Data extract
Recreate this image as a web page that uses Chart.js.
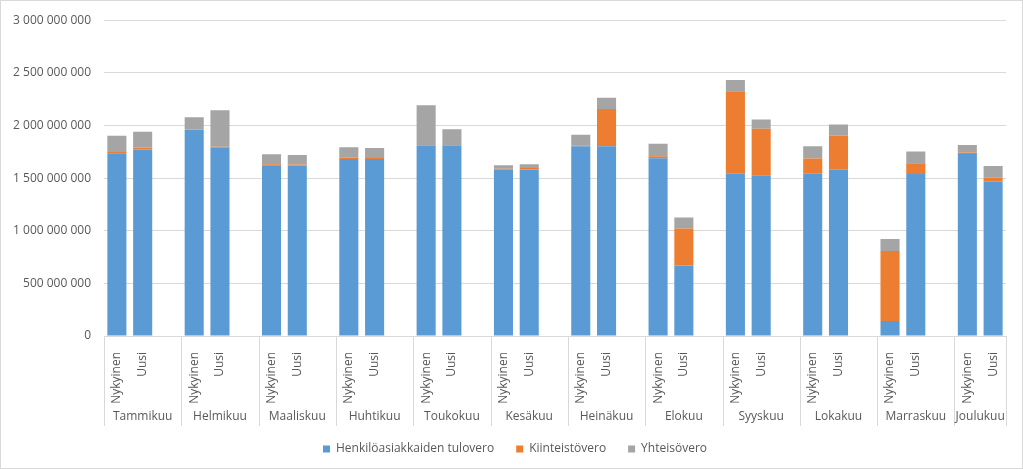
<!DOCTYPE html>
<html>
<head>
<meta charset="utf-8">
<script src="https://cdn.jsdelivr.net/npm/chart.js@4/dist/chart.umd.min.js"></script>
<style>
  html, body { margin: 0; padding: 0; background: #fff; }
  #chart { display: block; outline: 1px solid #d9d9d9; outline-offset: -1px; }
</style>
</head>
<body>
<canvas id="chart" width="1023" height="469"></canvas>
<script>
'use strict';

const MONTHS = [
  'Tammikuu', 'Helmikuu', 'Maaliskuu', 'Huhtikuu', 'Toukokuu', 'Kesäkuu',
  'Heinäkuu', 'Elokuu', 'Syyskuu', 'Lokakuu', 'Marraskuu', 'Joulukuu',
];
const VARIANTS = ['Nykyinen', 'Uusi'];

// millions of euros, per month: [Nykyinen, Uusi]
const TULOVERO = [
  [1735, 1771], [1956, 1789], [1623, 1620], [1682, 1682], [1805, 1805], [1582, 1582],
  [1802, 1802], [1689, 670], [1541, 1528], [1541, 1579], [142, 1538], [1730, 1465],
];
const KIINTEISTOVERO = [
  [12, 20], [5, 10], [8, 10], [12, 10], [8, 8], [8, 15],
  [5, 355], [19, 352], [783, 441], [145, 324], [666, 104], [13, 38],
];
const YHTEISOVERO = [
  [156, 149], [118, 346], [95, 90], [98, 94], [379, 152], [33, 35],
  [105, 107], [119, 104], [107, 88], [116, 106], [113, 110], [72, 113],
];

const Y_TICKS = [0, 500e6, 1000e6, 1500e6, 2000e6, 2500e6, 3000e6];

const COLORS = { tulo: '#5b9bd5', kiint: '#ed7d31', yht: '#a5a5a5' };
const FONT = '"Open Sans", sans-serif';
const TEXT = '#595959';
const GRID = '#d9d9d9';

// each month gets two bars and a blank slot, except the last one
const labels = [];
const monthOfSlot = [];
MONTHS.forEach((month, m) => {
  VARIANTS.forEach(v => { labels.push(v); monthOfSlot.push(m); });
  if (m < MONTHS.length - 1) { labels.push(''); monthOfSlot.push(m); }
});

function slotValues(series) {
  const out = [];
  series.forEach((pair, m) => {
    pair.forEach(v => out.push(v * 1e6));
    if (m < series.length - 1) out.push(null);
  });
  return out;
}

function formatNumber(v) {
  return String(v).replace(/\B(?=(\d{3})+(?!\d))/g, ' ');
}

const monthAxisPlugin = {
  id: 'monthAxis',
  afterLayout(chart) {
    // legend sits a bit right of the canvas centre in the original
    chart.legend.left += 12;
    chart.legend.right += 12;
  },
  afterDraw(chart) {
    const x = chart.scales.x;
    const { ctx } = chart;
    const top = x.top;
    const bottom = x.top + 90;
    const bounds = [];
    for (let m = 0; m < MONTHS.length; m++) {
      const first = monthOfSlot.indexOf(m);
      bounds.push(first === 0 ? x.left
        : (x.getPixelForValue(first - 1) + x.getPixelForValue(first)) / 2);
    }
    bounds.push(x.right);

    ctx.save();
    ctx.strokeStyle = GRID;
    ctx.lineWidth = 1;
    ctx.beginPath();
    bounds.forEach(b => {
      const px = Math.round(b) + 0.5;
      ctx.moveTo(px, top);
      ctx.lineTo(px, bottom);
    });
    ctx.stroke();

    ctx.fillStyle = TEXT;
    ctx.font = '12px ' + FONT;
    ctx.textAlign = 'center';
    ctx.textBaseline = 'middle';
    MONTHS.forEach((month, m) => {
      ctx.fillText(month, (bounds[m] + bounds[m + 1]) / 2, top + 81);
    });
    ctx.restore();
  },
};

new Chart(document.getElementById('chart').getContext('2d'), {
  type: 'bar',
  data: {
    labels,
    datasets: [
      { label: 'Henkilöasiakkaiden tulovero', data: slotValues(TULOVERO), backgroundColor: COLORS.tulo },
      { label: 'Kiinteistövero', data: slotValues(KIINTEISTOVERO), backgroundColor: COLORS.kiint },
      { label: 'Yhteisövero', data: slotValues(YHTEISOVERO), backgroundColor: COLORS.yht },
    ],
  },
  options: {
    responsive: false,
    animation: false,
    layout: { padding: { top: 17, right: 17, left: 0, bottom: 4 } },
    datasets: { bar: { categoryPercentage: 1, barPercentage: 0.74, borderWidth: 0 } },
    plugins: {
      tooltip: { enabled: false },
      legend: {
        position: 'bottom',
        labels: {
          color: TEXT,
          font: { family: FONT, size: 12 },
          boxWidth: 7,
          boxHeight: 7,
          padding: 22,
        },
      },
    },
    scales: {
      x: {
        stacked: true,
        grid: { display: false },
        border: { display: true, color: GRID },
        ticks: {
          color: TEXT,
          font: { family: FONT, size: 12 },
          minRotation: 90,
          maxRotation: 90,
          autoSkip: false,
          padding: 8,
        },
        afterFit(scale) { scale.height = 85; },
      },
      y: {
        stacked: true,
        min: 0,
        max: 3000e6,
        afterBuildTicks(scale) { scale.ticks = Y_TICKS.map(value => ({ value })); },
        grid: { color: GRID, drawTicks: false },
        border: { display: false },
        ticks: {
          color: TEXT,
          font: { family: FONT, size: 12 },
          padding: 13,
          callback: formatNumber,
        },
        afterFit(scale) { scale.width = 104; },
      },
    },
  },
  plugins: [monthAxisPlugin],
});
</script>
</body>
</html>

What you need to do
Repeat the material verbatim. Do not carry over any picture.

The reply
Recreate this image as a web page that uses Chart.js.
<!DOCTYPE html>
<html>
<head>
<meta charset="utf-8">
<script src="https://cdn.jsdelivr.net/npm/chart.js@4/dist/chart.umd.min.js"></script>
<style>
  html, body { margin: 0; padding: 0; background: #fff; }
  #chart { display: block; outline: 1px solid #d9d9d9; outline-offset: -1px; }
</style>
</head>
<body>
<canvas id="chart" width="1023" height="469"></canvas>
<script>
'use strict';

const MONTHS = [
  'Tammikuu', 'Helmikuu', 'Maaliskuu', 'Huhtikuu', 'Toukokuu', 'Kesäkuu',
  'Heinäkuu', 'Elokuu', 'Syyskuu', 'Lokakuu', 'Marraskuu', 'Joulukuu',
];
const VARIANTS = ['Nykyinen', 'Uusi'];

// millions of euros, per month: [Nykyinen, Uusi]
const TULOVERO = [
  [1735, 1771], [1956, 1789], [1623, 1620], [1682, 1682], [1805, 1805], [1582, 1582],
  [1802, 1802], [1689, 670], [1541, 1528], [1541, 1579], [142, 1538], [1730, 1465],
];
const KIINTEISTOVERO = [
  [12, 20], [5, 10], [8, 10], [12, 10], [8, 8], [8, 15],
  [5, 355], [19, 352], [783, 441], [145, 324], [666, 104], [13, 38],
];
const YHTEISOVERO = [
  [156, 149], [118, 346], [95, 90], [98, 94], [379, 152], [33, 35],
  [105, 107], [119, 104], [107, 88], [116, 106], [113, 110], [72, 113],
];

const Y_TICKS = [0, 500e6, 1000e6, 1500e6, 2000e6, 2500e6, 3000e6];

const COLORS = { tulo: '#5b9bd5', kiint: '#ed7d31', yht: '#a5a5a5' };
const FONT = '"Open Sans", sans-serif';
const TEXT = '#595959';
const GRID = '#d9d9d9';

// each month gets two bars and a blank slot, except the last one
const labels = [];
const monthOfSlot = [];
MONTHS.forEach((month, m) => {
  VARIANTS.forEach(v => { labels.push(v); monthOfSlot.push(m); });
  if (m < MONTHS.length - 1) { labels.push(''); monthOfSlot.push(m); }
});

function slotValues(series) {
  const out = [];
  series.forEach((pair, m) => {
    pair.forEach(v => out.push(v * 1e6));
    if (m < series.length - 1) out.push(null);
  });
  return out;
}

function formatNumber(v) {
  return String(v).replace(/\B(?=(\d{3})+(?!\d))/g, ' ');
}

const monthAxisPlugin = {
  id: 'monthAxis',
  afterLayout(chart) {
    // legend sits a bit right of the canvas centre in the original
    chart.legend.left += 12;
    chart.legend.right += 12;
  },
  afterDraw(chart) {
    const x = chart.scales.x;
    const { ctx } = chart;
    const top = x.top;
    const bottom = x.top + 90;
    const bounds = [];
    for (let m = 0; m < MONTHS.length; m++) {
      const first = monthOfSlot.indexOf(m);
      bounds.push(first === 0 ? x.left
        : (x.getPixelForValue(first - 1) + x.getPixelForValue(first)) / 2);
    }
    bounds.push(x.right);

    ctx.save();
    ctx.strokeStyle = GRID;
    ctx.lineWidth = 1;
    ctx.beginPath();
    bounds.forEach(b => {
      const px = Math.round(b) + 0.5;
      ctx.moveTo(px, top);
      ctx.lineTo(px, bottom);
    });
    ctx.stroke();

    ctx.fillStyle = TEXT;
    ctx.font = '12px ' + FONT;
    ctx.textAlign = 'center';
    ctx.textBaseline = 'middle';
    MONTHS.forEach((month, m) => {
      ctx.fillText(month, (bounds[m] + bounds[m + 1]) / 2, top + 81);
    });
    ctx.restore();
  },
};

new Chart(document.getElementById('chart').getContext('2d'), {
  type: 'bar',
  data: {
    labels,
    datasets: [
      { label: 'Henkilöasiakkaiden tulovero', data: slotValues(TULOVERO), backgroundColor: COLORS.tulo },
      { label: 'Kiinteistövero', data: slotValues(KIINTEISTOVERO), backgroundColor: COLORS.kiint },
      { label: 'Yhteisövero', data: slotValues(YHTEISOVERO), backgroundColor: COLORS.yht },
    ],
  },
  options: {
    responsive: false,
    animation: false,
    layout: { padding: { top: 17, right: 17, left: 0, bottom: 4 } },
    datasets: { bar: { categoryPercentage: 1, barPercentage: 0.74, borderWidth: 0 } },
    plugins: {
      tooltip: { enabled: false },
      legend: {
        position: 'bottom',
        labels: {
          color: TEXT,
          font: { family: FONT, size: 12 },
          boxWidth: 7,
          boxHeight: 7,
          padding: 22,
        },
      },
    },
    scales: {
      x: {
        stacked: true,
        grid: { display: false },
        border: { display: true, color: GRID },
        ticks: {
          color: TEXT,
          font: { family: FONT, size: 12 },
          minRotation: 90,
          maxRotation: 90,
          autoSkip: false,
          padding: 8,
        },
        afterFit(scale) { scale.height = 85; },
      },
      y: {
        stacked: true,
        min: 0,
        max: 3000e6,
        afterBuildTicks(scale) { scale.ticks = Y_TICKS.map(value => ({ value })); },
        grid: { color: GRID, drawTicks: false },
        border: { display: false },
        ticks: {
          color: TEXT,
          font: { family: FONT, size: 12 },
          padding: 13,
          callback: formatNumber,
        },
        afterFit(scale) { scale.width = 104; },
      },
    },
  },
  plugins: [monthAxisPlugin],
});
</script>
</body>
</html>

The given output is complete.